This post originally appeared on the SIGBED Blog in September 2020.

Liu and Layland and Linux: A Blueprint for “Proper” Real-Time Tasks

by Björn Brandenburg (MPI-SWS)

TLDR: a template for implementing periodic tasks on Linux — jump straight to the code.

Hi there! I hope you are enjoying the new SIGBED Blog as much as I am. One of the aspects that I love about the embedded and real-time systems landscape is its vast diversity in topics — there are few areas of computer science that do not feature in the embedded context in one way or another, with new papers routinely touching on just about anything from complexity theory to low-level nitty-gritty implementation details, and everything in between.
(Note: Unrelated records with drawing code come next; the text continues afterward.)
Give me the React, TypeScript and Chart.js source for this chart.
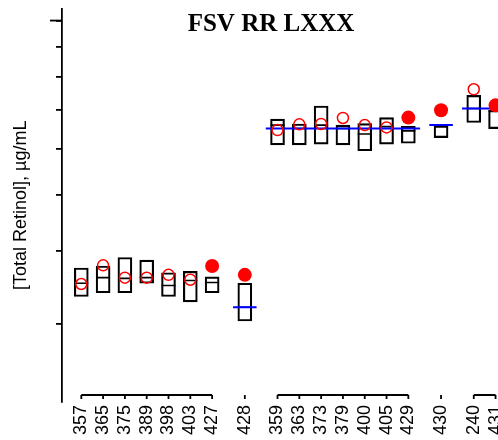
import { useEffect, useRef } from 'react';
import { Chart, registerables } from 'chart.js';

Chart.register(...registerables);

// Donor / sample identifiers along the x axis
const donors = ['357', '365', '375', '389', '398', '403', '427', '428', '359', '363', '373', '379', '400', '405', '429', '430', '240', '431'];
// Horizontal slot of each sample (groups separated by a gap)
const xPos = [0, 1, 2, 3, 4, 5, 6, 7.5, 9, 10, 11, 12, 13, 14, 15, 16.5, 18, 19];

// Box ranges and medians, µg/mL
const boxLow = [0.334, 0.339, 0.339, 0.352, 0.334, 0.327, 0.339, 0.303, 0.610, 0.610, 0.612, 0.610, 0.596, 0.612, 0.614, 0.628, 0.667, 0.651];
const boxHigh = [0.374, 0.377, 0.390, 0.386, 0.367, 0.369, 0.361, 0.352, 0.676, 0.663, 0.712, 0.660, 0.664, 0.680, 0.657, 0.660, 0.743, 0.700];
const boxMedian = [0.352, 0.360, 0.359, 0.360, 0.349, 0.356, 0.353, 0.320, 0.660, 0.651, 0.660, 0.651, 0.637, 0.656, 0.645, 0.655, 0.705, 0.698];

// Reported results: open markers and solid markers
const openResult = [0.351, 0.378, 0.360, 0.360, 0.364, 0.357, null, null, 0.647, 0.662, 0.663, 0.679, 0.660, 0.654, null, null, 0.761, null];
const solidResult = [null, null, null, null, null, null, 0.377, 0.364, null, null, null, null, null, null, 0.680, 0.700, null, 0.714];

// Sample groups (first index, last index) and their assigned values
const groups: [number, number][] = [[0, 6], [7, 7], [8, 14], [15, 15], [16, 17]];
const groupMean: (number | null)[] = [null, 0.320, 0.651, 0.660, 0.705];

// Log-axis tick values
const yTicks = [0.3, 0.4, 0.5, 0.6, 0.7, 0.8, 0.9, 1.0];

const sans = '"Liberation Sans", Arial, sans-serif';

const groupAxisPlugin = {
  id: 'groupAxis',
  afterDraw(chart: any) {
    const { ctx, chartArea, scales } = chart;
    const x = scales.x;
    const y = scales.y;
    ctx.save();
    ctx.strokeStyle = '#000';
    ctx.lineWidth = 1.8;
    const yLine = chartArea.bottom - 7;
    for (const [a, b] of groups) {
      ctx.beginPath();
      if (b > a) {
        ctx.moveTo(x.getPixelForValue(xPos[a]), yLine);
        ctx.lineTo(x.getPixelForValue(xPos[b]), yLine);
      }
      for (let i = a; i <= b; i++) {
        const px = x.getPixelForValue(xPos[i]);
        ctx.moveTo(px, yLine);
        ctx.lineTo(px, yLine + 4);
      }
      ctx.stroke();
    }
    // longer mark at the decade tick
    const py = y.getPixelForValue(1);
    ctx.beginPath();
    ctx.moveTo(chartArea.left - 12, py);
    ctx.lineTo(chartArea.left, py);
    ctx.stroke();
    ctx.restore();
  },
};

export default function App() {
  const ref = useRef<HTMLCanvasElement>(null);

  useEffect(() => {
    const canvas = ref.current;
    if (!canvas) return;

    const blueData: { x: number; y: number | null }[] = [];
    groups.forEach(([a, b], g) => {
      const m = groupMean[g];
      if (m == null) return;
      blueData.push({ x: xPos[a] - 0.54, y: m }, { x: xPos[b] + 0.54, y: m }, { x: xPos[b] + 0.6, y: null });
    });

    const pts = (vals: (number | null)[]) =>
      xPos.map((x, i) => ({ x, y: vals[i] })).filter((p) => p.y != null);

    const chart = new Chart(canvas, {
      type: 'bar',
      data: {
        datasets: [
          {
            type: 'bar',
            data: xPos.map((x, i) => ({ x, y: [boxLow[i], boxHigh[i]] })) as any,
            backgroundColor: 'rgba(0,0,0,0)',
            borderColor: '#000',
            borderWidth: 1.5,
            borderSkipped: false,
            barThickness: 14,
            order: 5,
          },
          {
            type: 'scatter',
            data: pts(boxMedian) as any,
            pointStyle: 'line',
            pointRadius: 7,
            borderColor: '#000',
            borderWidth: 1.6,
            order: 4,
          },
          {
            type: 'line',
            data: blueData as any,
            borderColor: '#0000ff',
            borderWidth: 2,
            pointRadius: 0,
            spanGaps: false,
            order: 3,
          },
          {
            type: 'scatter',
            data: pts(openResult) as any,
            pointRadius: 5.5,
            borderColor: '#ff0000',
            backgroundColor: 'rgba(0,0,0,0)',
            borderWidth: 1.5,
            order: 2,
          },
          {
            type: 'scatter',
            data: pts(solidResult) as any,
            pointRadius: 7,
            backgroundColor: '#ff0000',
            borderColor: '#ff0000',
            borderWidth: 0,
            order: 1,
          },
        ],
      },
      options: {
        responsive: false,
        animation: false,
        devicePixelRatio: 1,
        layout: { padding: { top: 6, right: 12, left: 0, bottom: 0 } },
        plugins: {
          legend: { display: false },
          tooltip: { enabled: false },
          title: {
            display: true,
            text: 'FSV RR LXXX',
            color: '#000',
            font: { family: '"Liberation Serif", "Times New Roman", serif', size: 25, weight: 'bold' },
            padding: { top: 0.6, bottom: -30.6 },
          },
        },
        scales: {
          x: {
            type: 'linear',
            min: -0.885,
            max: 21.13,
            offset: false,
            grid: { display: false, drawTicks: false },
            border: { display: false },
            afterBuildTicks: (s: any) => {
              s.ticks = xPos.map((v) => ({ value: v }));
            },
            afterFit: (s: any) => {
              s.height = 38;
            },
            ticks: {
              autoSkip: false,
              minRotation: 90,
              maxRotation: 90,
              padding: 3,
              color: '#000',
              font: { family: sans, size: 18 },
              callback: (_v: any, i: number) => donors[i],
            },
          },
          y: {
            type: 'logarithmic',
            min: 0.2196,
            max: 1.0487,
            afterBuildTicks: (s: any) => {
              s.ticks = yTicks.map((v) => ({ value: v, major: v === 1 }));
            },
            afterFit: (s: any) => {
              s.width = 62;
            },
            ticks: { display: false },
            grid: { drawOnChartArea: false, drawTicks: true, tickLength: 6, color: '#000', lineWidth: 1.8 },
            border: { display: true, color: '#000', width: 1.8 },
            title: {
              display: true,
              text: '[Total Retinol], µg/mL',
              color: '#000',
              font: { family: sans, size: 18 },
              padding: { top: 10, bottom: 0 },
            },
          },
        },
      },
      plugins: [groupAxisPlugin],
    });

    return () => chart.destroy();
  }, []);

  return (
    <div style={{ position: 'fixed', left: 0, top: 0, width: 498, height: 440, overflow: 'hidden', background: '#fff' }}>
      <canvas ref={ref} width={554} height={440} style={{ display: 'block', width: 554, height: 440 }} />
    </div>
  );
}
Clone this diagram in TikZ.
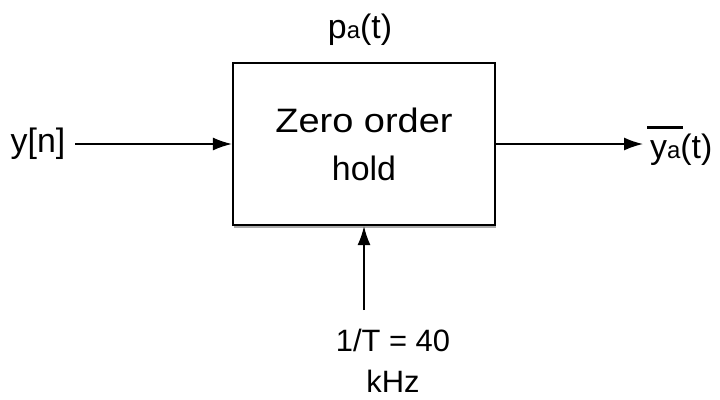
\documentclass[tikz,border=0pt]{standalone}
\usepackage{fontspec}
\setmainfont{Liberation Sans}
\usetikzlibrary{arrows.meta,shadows}

\tikzset{
    block/.style={draw, line width=2.2bp, fill=white, minimum width=262bp,
        minimum height=162bp, align=center,
        drop shadow={shadow xshift=0.5bp, shadow yshift=-3bp, fill=black!55, opacity=.6}},
    signal/.style={inner sep=0pt, font=\fontsize{34}{40}\selectfont},
    wire/.style={line width=1.6bp, -{Latex[length=19bp, width=13bp]}}
}
\newcommand{\sub}[1]{{\fontsize{24}{28}\selectfont #1}}
\newcommand{\overbar}{\makebox[0pt][l]{\hspace{-3bp}\rule[30bp]{36bp}{2.4bp}}}

\begin{document}
\begin{tikzpicture}[x=1bp, y=-1bp]
    \useasboundingbox[fill=white] (0, 0) rectangle (720, 399);
    \node[block, font=\fontsize{34}{48}\selectfont] (zoh) at (364, 144)
        {{\addfontfeature{FakeStretch=1.12}Zero order}\\hold};
    \node[signal] (yin) at (38, 144) {y[n]};
    \node[signal, anchor=west] (yout) at (650, 146) {\overbar y\sub{a}(t)};
    \node[signal] (pa) at (360, 30) {p\sub{a}(t)};
    \node[signal, align=center, font=\fontsize{31}{41}\selectfont] (rate) at (393, 361)
        {1/T = 40\\kHz};
    \coordinate (clk) at (364, 310);
    \draw[wire] (yin.east) ++(10, 0) -- (zoh.west);
    \draw[wire, shorten >=7bp] (zoh.east) -- (yout.west |- zoh.east);
    \draw[wire] (clk) -- (zoh.south);
\end{tikzpicture}
\end{document}
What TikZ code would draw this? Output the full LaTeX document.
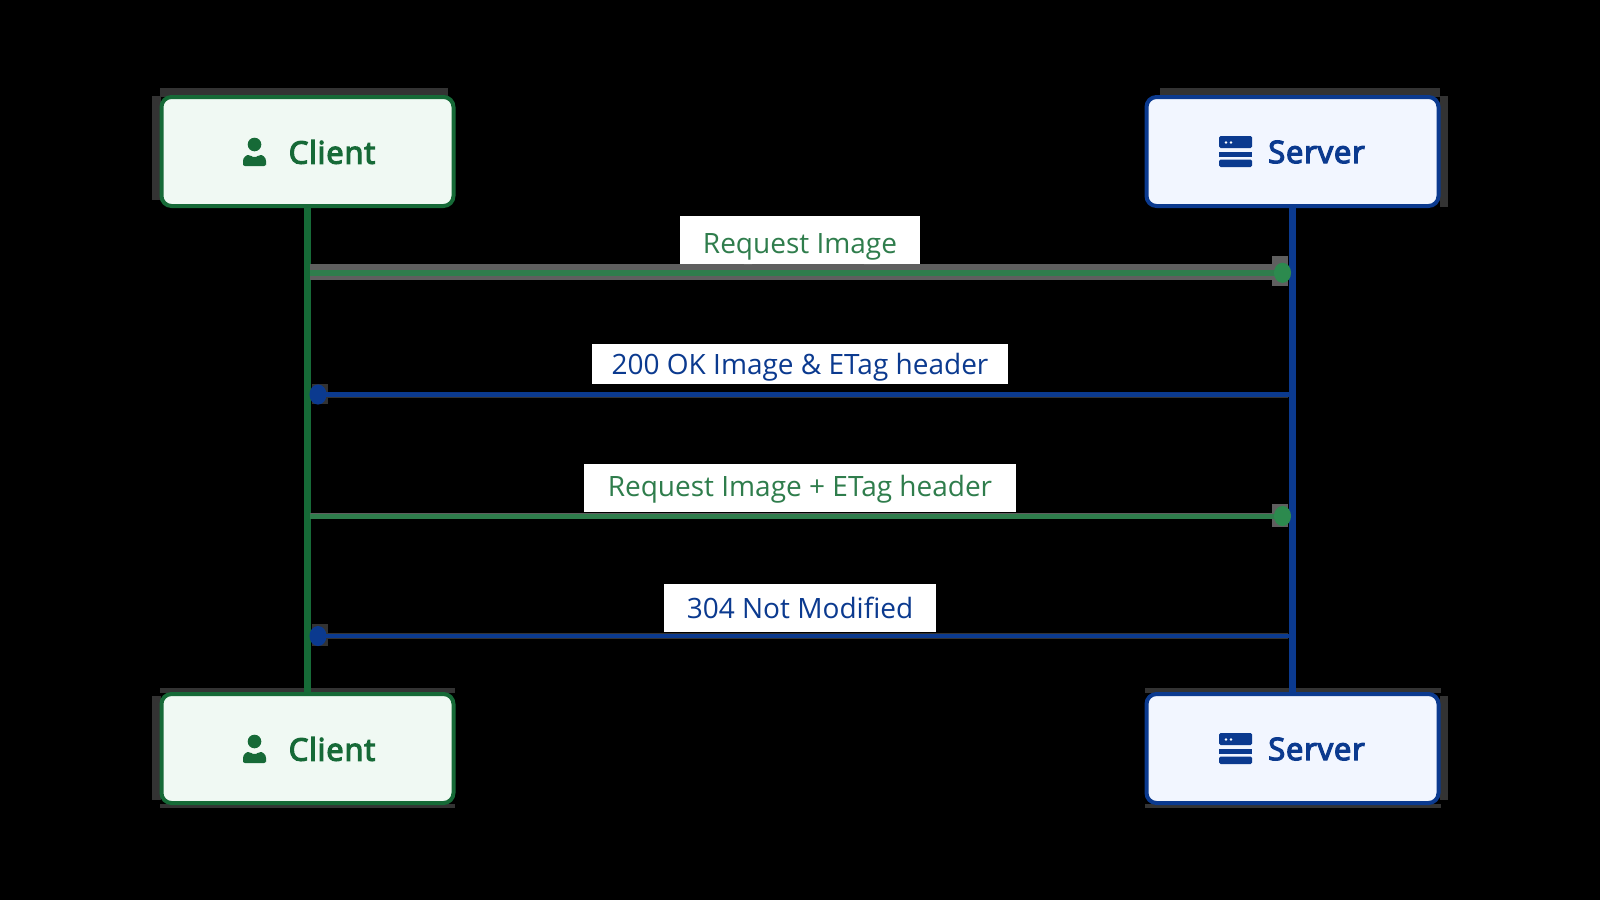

I think it’s fun to see this diversity also reflected in the SIGBED Blog. So for a change of pace, today I wanted to have a look at something a bit more technical and hands-on — specifically, a primer on how to connect the models studied in the real-time systems literature to actual running code.

Scheduling Theory vs. Actual Code

If one is exploring the area of embedded real-time systems for the first time, or even if one has plenty of practical experience with time-critical code but is diving into the literature for the first time, the models typically studied in real-time papers can be a bit bewildering initially. In particular, the classic and widely studied periodic task model (due to Liu and Layland) and sporadic task model (due to Al Mok) can appear a wee bit “theoretical” at first — how can such simple models tell us anything about real software with all its complexities?

I know it certainly took me a while until it really “clicked” and I understood just how practical these models are. Of course, not every pile of “spaghetti code” can be captured with “nice” models, but it is certainly possible, even easy, to write code that matches the common assumptions in the scheduling literature well. That is, with just a little discipline on behalf of the programmers and software architects — which arguably they should be striving for anyway, clean code always wins in the long run — it is trivial to unlock the benefits of decades of research into time-critical computing. So there really isn’t any reason not to do it: to obtain reliable, predictable systems, it’s surely better to build on top of the “shoulders of giants” than to grab a machete and explore the wilderness left and right of the well-trodden paths…

So how to get started? I’m glad you asked — in this blog, I would like to share a blueprint for writing software in a Linux environment that can be analyzed with methods rooted in the classic periodic task model. But let’s start at the beginning.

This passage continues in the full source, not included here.